4 Mayıs 2020 Pazartesi

Üçlemenin ilk filmi: Diş

Dün sabah Hazar büyük bir gürültüyle odaya daldı. Uzundur sallanan dişi düşmüş! Kendisi buradan tanıklık ettiğiniz üzere ontolojiye, edebiyata ve antik yunan'a meraklı biri olsa da henüz 6 yaşına değmedi ve bu düşen ilk dişi. Önce bunu onu tanıyan herkese haber etmemizi istedi. Sonra "bugün benim günüm" diyerek evde krallığını ilan etti ki haftanın onun olan günlerinin sayısı 4'e çıktı. Kalan 3 gün de bizim ama o da temsili demokrasi gibi, bir var bir yok (evin babası sosyal şakalara başlar). Neyse ona yine bir ebeveyn ciddiyetiyle "bak bunlar artık ömürlük dişlerin, onlara iyi bak" nasihatinde bulunurken, "ömürlük nedir?" diye sordu.

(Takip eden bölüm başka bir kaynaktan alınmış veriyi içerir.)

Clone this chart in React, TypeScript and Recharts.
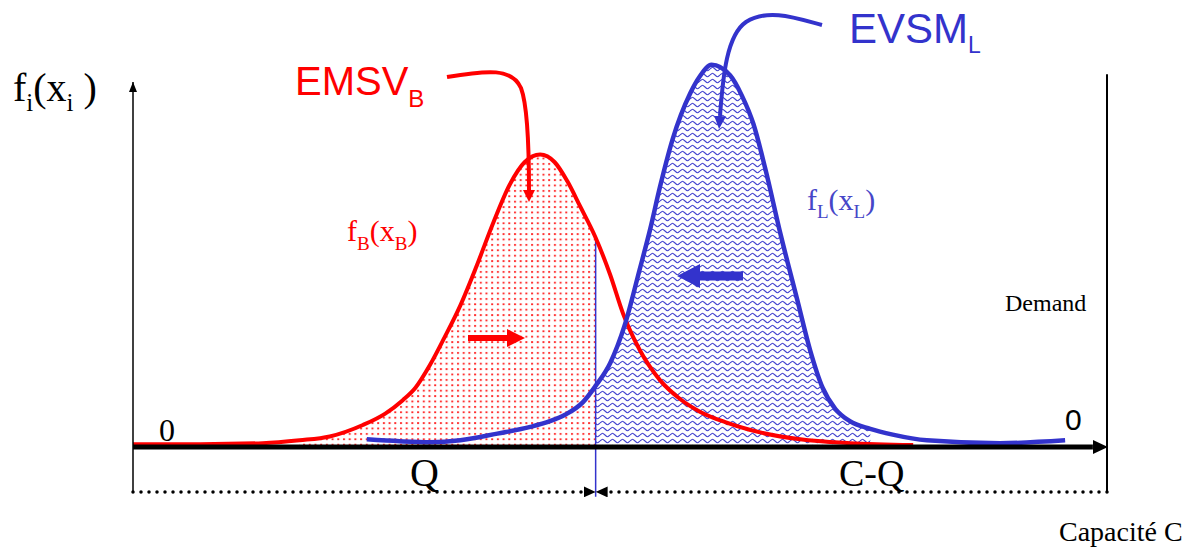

O esnada ezbere ettiğim bu lafın ciddiyeti yüzüme bir tokat gibi aşketti. O çıkacak diş oldu önündeki uzun vakit, tecrübe edeceği iyi kötü ne varsa her şey, yani ömrü. Sonra bu ömrün ne kadarında ve nasıl yanında olabileceğim sorularıyla cebelleştim. Sonra yaşını başını almış herkes gibi böyle şeyleri çok düşünmemeye karar verdim. Bugün dışarı çıktığımda ona -isteği yahut siparişi üzerine- uğurböcekli bir pasta aldım. Sanırım ömrü boyunca elden gelen de bu olacak.